Yes, you can think of it that way.
Modification method:
set config pd replication.max-replicas
=1;
Check;
show config where NAME like ‘%max-replicas%’;
It is recommended to set up a test environment and try it out. I haven’t noticed any issues when running on a single machine. Setting it to 1 will automatically adjust to 1 replica.
Okay, I’ll give it a try. I found some information that says the final backup size is equal to the data size. I’ll test it out.
Backup and Restore FAQ | PingCAP Documentation Center
How large is the backup data, and will there be replicas of the backup?
During the backup, the backup file for each Region is generated only at the Leader of that Region. Therefore, the backup size is equal to the data size, and there will be no extra replica data. So the final total size is approximately the total amount of TiKV data divided by the number of replicas.
However, if you want to restore data from the local backup, since each TiKV must be able to access all backup files, there will be replicas equal to the number of TiKV nodes during the final restoration.
This is a physical backup. If you want to back up to tape, I think flat files (csv) are better. Use dumpling for logical backup, export to csv format, and you can add where conditions for historical data.
TiKV has compression, and with the default 3 replicas, it won’t require 12P of space, probably just 3-4P. If you really want to use a single replica, you can modify it as mentioned above, but it’s hard to say if there will be any strange issues with a single replica.
Setting it to single-replica storage, although technically feasible, cannot ensure high availability.
Have you considered what would happen if a machine goes down and cannot be recovered, resulting in data loss? How is this addressed from a business perspective?
Is your 2PB data space the size of the disk files?
We previously migrated from MySQL, and even with 3 replicas in TiDB, the final data only occupied 70% of the disk space compared to MySQL, saving space.
The compression algorithm will be related to the specific data structure, data distribution, sparsity, etc. It is recommended that you test with real data to verify and analyze the final possible total space occupied.

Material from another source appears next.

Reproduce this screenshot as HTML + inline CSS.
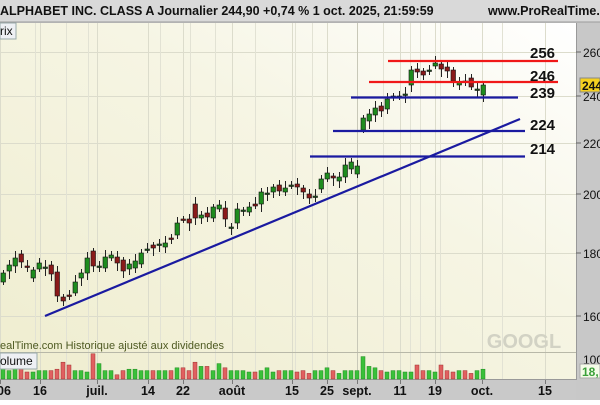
<!DOCTYPE html>
<html><head><meta charset="utf-8"><style>
body{margin:0;width:600px;height:400px;overflow:hidden;font-family:"Liberation Sans",sans-serif}
</style></head><body>
<svg id="s" width="600" height="400" xmlns="http://www.w3.org/2000/svg" font-family="Liberation Sans, sans-serif">
<defs>
<linearGradient id="bg" x1="0" y1="1" x2="1" y2="0">
<stop offset="0" stop-color="#efedcf"/><stop offset="0.6" stop-color="#f6f5e4"/><stop offset="1" stop-color="#ffffff"/>
</linearGradient>
</defs>
<rect x="0" y="0" width="600" height="400" fill="#c9c9c9"/>
<rect x="0" y="0" width="600" height="22" fill="#d9d9d9"/>
<line x1="0" y1="22" x2="600" y2="22" stroke="#9a9a9a"/>
<text x="0" y="15" font-size="12.5" font-weight="bold" fill="#111">ALPHABET INC. CLASS A Journalier 244,90 +0,74 % 1 oct. 2025, 21:59:59</text>
<text x="488" y="15" font-size="12.5" font-weight="bold" fill="#111">www.ProRealTime.com</text>
<rect x="0" y="23" width="576" height="357" fill="url(#bg)"/>
<g id="grid"></g>
<line x1="0" y1="352.5" x2="576" y2="352.5" stroke="#b8b8a8"/>
<line x1="0" y1="379.5" x2="576" y2="379.5" stroke="#999"/>
<rect x="576" y="23" width="24" height="377" fill="#c8c8c8"/>
<line x1="576.5" y1="23" x2="576.5" y2="380" stroke="#999"/>
<text x="524" y="348" font-size="20" font-weight="bold" fill="#d2d2c4" text-anchor="middle">GOOGL</text>
<text x="0" y="349" font-size="11" fill="#4e5a22">ealTime.com  Historique ajusté aux dividendes</text>
<g id="cand"></g>
<g id="lines">
<line x1="45" y1="316" x2="520" y2="119" stroke="#1a1aa0" stroke-width="2.2"/>
<line x1="388" y1="61" x2="558" y2="61" stroke="#f01818" stroke-width="2.2"/>
<line x1="369" y1="82" x2="558" y2="82" stroke="#f01818" stroke-width="2.2"/>
<line x1="351" y1="97.5" x2="518" y2="97.5" stroke="#1a1aa0" stroke-width="2.2"/>
<line x1="333" y1="131" x2="525" y2="131" stroke="#1a1aa0" stroke-width="2.2"/>
<line x1="310" y1="156.5" x2="525" y2="156.5" stroke="#1a1aa0" stroke-width="2.2"/>
</g>
<g font-size="15" font-weight="bold" fill="#111">
<text x="530" y="58">256</text><text x="530" y="81">246</text><text x="530" y="98">239</text>
<text x="530" y="130">224</text><text x="530" y="154">214</text>
</g>
<g font-size="12" fill="#111">
<text x="583" y="57">260</text><text x="583" y="101">240</text><text x="583" y="148">220</text>
<text x="583" y="199">200</text><text x="583" y="258">180</text><text x="583" y="321">160</text>
<text x="583" y="364">100</text>
</g>
<g stroke="#666"><line x1="576" y1="52" x2="581" y2="52"/><line x1="576" y1="96" x2="581" y2="96"/><line x1="576" y1="143" x2="581" y2="143"/><line x1="576" y1="194" x2="581" y2="194"/><line x1="576" y1="253" x2="581" y2="253"/><line x1="576" y1="316" x2="581" y2="316"/></g>
<rect x="580" y="78" width="20" height="14" fill="#f5d020" stroke="#888"/>
<text x="582" y="90" font-size="12" font-weight="bold" fill="#111">244</text>
<rect x="580" y="364" width="20" height="14" fill="#f4fbe8" stroke="#aaa"/>
<text x="582" y="376" font-size="12" font-weight="bold" fill="#3aa03a">18,</text>
<rect x="0" y="23" width="16" height="16" fill="#eef0f4" stroke="#9aa"/>
<text x="0" y="35" font-size="12" fill="#111">rix</text>
<rect x="0" y="353" width="37" height="16" fill="#eef0f4" stroke="#9aa"/>
<text x="0" y="365" font-size="12" fill="#111">olume</text>
<g id="xl" font-size="12.5" font-weight="bold" fill="#111" text-anchor="middle"></g>
</svg>
<script>
var NS="http://www.w3.org/2000/svg";
function el(p,t,a){var e=document.createElementNS(NS,t);for(var k in a)e.setAttribute(k,a[k]);document.getElementById(p).appendChild(e);return e;}
[52,96,143,194,253,316].forEach(function(y){el("grid","line",{x1:0,y1:y+.5,x2:576,y2:y+.5,stroke:"#dcdccc"});});
var dates=[[0,"06"],[40,"16"],[97,"juil."],[148,"14"],[183,"22"],[232,"août"],[292,"15"],[327,"25"],[357,"sept."],[400,"11"],[435,"19"],[482,"oct."],[545,"15"]];
[35,66,88,160,190,215,255,295,312,383,410,420,440,502].forEach(function(x){el("grid","line",{x1:x+.5,y1:23,x2:x+.5,y2:380,stroke:"#e2e2d4"});});
dates.forEach(function(d){el("grid","line",{x1:d[0]+.5,y1:23,x2:d[0]+.5,y2:380,stroke:d[1]=="sept."?"#c8c8b8":"#dcdccc"});
 el("grid","line",{x1:d[0]+.5,y1:380,x2:d[0]+.5,y2:384,stroke:"#777"});
 var t=el("xl","text",{x:d[0]+(d[0]==0?4:0),y:395});t.textContent=d[1];});
var C=[[3,273,282,1],[9,265,271,1],[15,258,266,1],[21,254,262,0],[27,266,267,0],[33,270,278,1],[39,263,269,1],[45,267,268,2],[51,265,274,0],[57,272,296,0],[63,297,301,0],[69,295,296,0],[75,282,293,1],[81,273,278,1],[87,258,273,1],[93,251,266,0],[99,266,267,2],[105,257,268,1],[111,255,258,1],[117,257,263,0],[123,260,271,0],[129,264,269,1],[135,261,268,1],[141,253,264,1],[147,249,250,2],[153,245,248,0],[159,244,245,2],[165,243,247,1],[171,238,239,0],[177,223,235,1],[183,219,220,0],[189,219,223,0],[195,204,218,0],[201,215,218,1],[207,213,217,0],[213,207,218,1],[219,205,209,1],[225,208,219,0],[231,227,228,2],[237,209,223,1],[243,210,211,2],[249,207,212,1],[255,204,206,0],[261,192,204,1],[267,193,194,2],[273,187,192,1],[279,185,191,0],[285,188,192,1],[291,185,186,2],[297,184,187,0],[303,188,192,0],[309,194,198,0],[315,196,197,2],[321,179,189,1],[327,173,179,1],[333,176,178,0],[339,177,181,1],[345,165,177,1],[351,162,169,1],[357,166,174,1],[363,118,130,1],[369,114,121,1],[375,108,115,1],[381,106,111,0],[387,99,109,1],[393,96,97,2],[399,96,97,2],[405,94,95,2],[411,70,85,1],[417,69,72,0],[423,71,75,0],[429,70,71,2],[435,63,66,1],[441,64,69,0],[447,67,71,0],[453,70,81,0],[459,82,85,1],[465,81,82,0],[471,78,87,0],[477,89,90,2],[483,85,95,1]];
var vol=[8,6,7,9,5,5,6,6,6,7,12,10,6,6,5,18,11,6,6,3,6,7,7,6,6,6,6,6,6,8,8,6,12,9,9,6,11,8,6,6,6,5,5,6,8,5,6,6,6,5,6,4,6,6,8,6,4,6,6,6,16,9,8,6,5,6,6,5,5,10,6,6,5,10,6,5,6,6,4,6,7,4];
C.forEach(function(c,i){
 var x=c[0]-2,col=c[3]==1?"#1e8c1e":(c[3]==0?"#8a1a1a":"#1e5a1e");
 var hi=c[1]-3-(i*7%5),lo=c[2]+3+(i*5%6);
 el("cand","line",{x1:c[0]+.5,y1:hi,x2:c[0]+.5,y2:lo,stroke:"#222",'stroke-width':1});
 el("cand","rect",{x:x,y:c[1],width:4.5,height:Math.max(1.5,c[2]-c[1]),fill:col,stroke:"#111",'stroke-width':0.6});
 var v=vol[i]||6,vc=c[3]==0?"#e06060":"#3ac03a";
 el("cand","rect",{x:c[0]-2,y:379-v*1.4,width:4,height:v*1.4,fill:vc,stroke:c[3]==0?"#a03030":"#208a20",'stroke-width':0.5});
});
</script>
</body></html>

For such a large amount of data, it is advisable to plan for the long term, and all judgments should be based on the test results verified in the actual environment.
Based on the compression algorithm, it won’t take up that much storage space. I suggest importing a portion of the data and then calculating and evaluating it.
I checked the information, and Dumpling is not suitable for exporting large amounts of data.
What is your upstream database? There should be corresponding data transfer tools available. First, check if there are any physical export tools, as these tools are often efficient and suitable for large-scale data migration tasks.
A single replica might encounter strange issues. It is recommended to use three replicas. With three replicas, 2P of data should roughly correspond to 3P of disk space. You can try it with one month’s data first.
If the upstream is MySQL, 2PB stored in TiDB with 3 replicas would generally be at most 3-4PB, not three times as much. TiDB’s underlying storage is different and it compresses the data. If you only use one replica, any node failure would directly render your database unusable, so it’s not recommended to use it this way.
The risk is relatively high, it is recommended to consider other solutions.
It is not very suitable to export too much at once, but since it is historical data, you can export it in batches. Dumpling can add where conditions.
Cold data archiving, using CDC to sync to MySQL would be great.
It is not recommended to switch the number of replicas online in the production system. It is suggested to create a cold data backup to free up space.
How did the original poster’s test go?
Is the data already in TiDB? If not, when data is imported into TiDB, it will be automatically compressed. The compression ratio is approximately 3:1. This is based on the size of the tables I have in production. If your data is 2PB, after compression and replication into 3 copies, it might still be a bit over 2PB.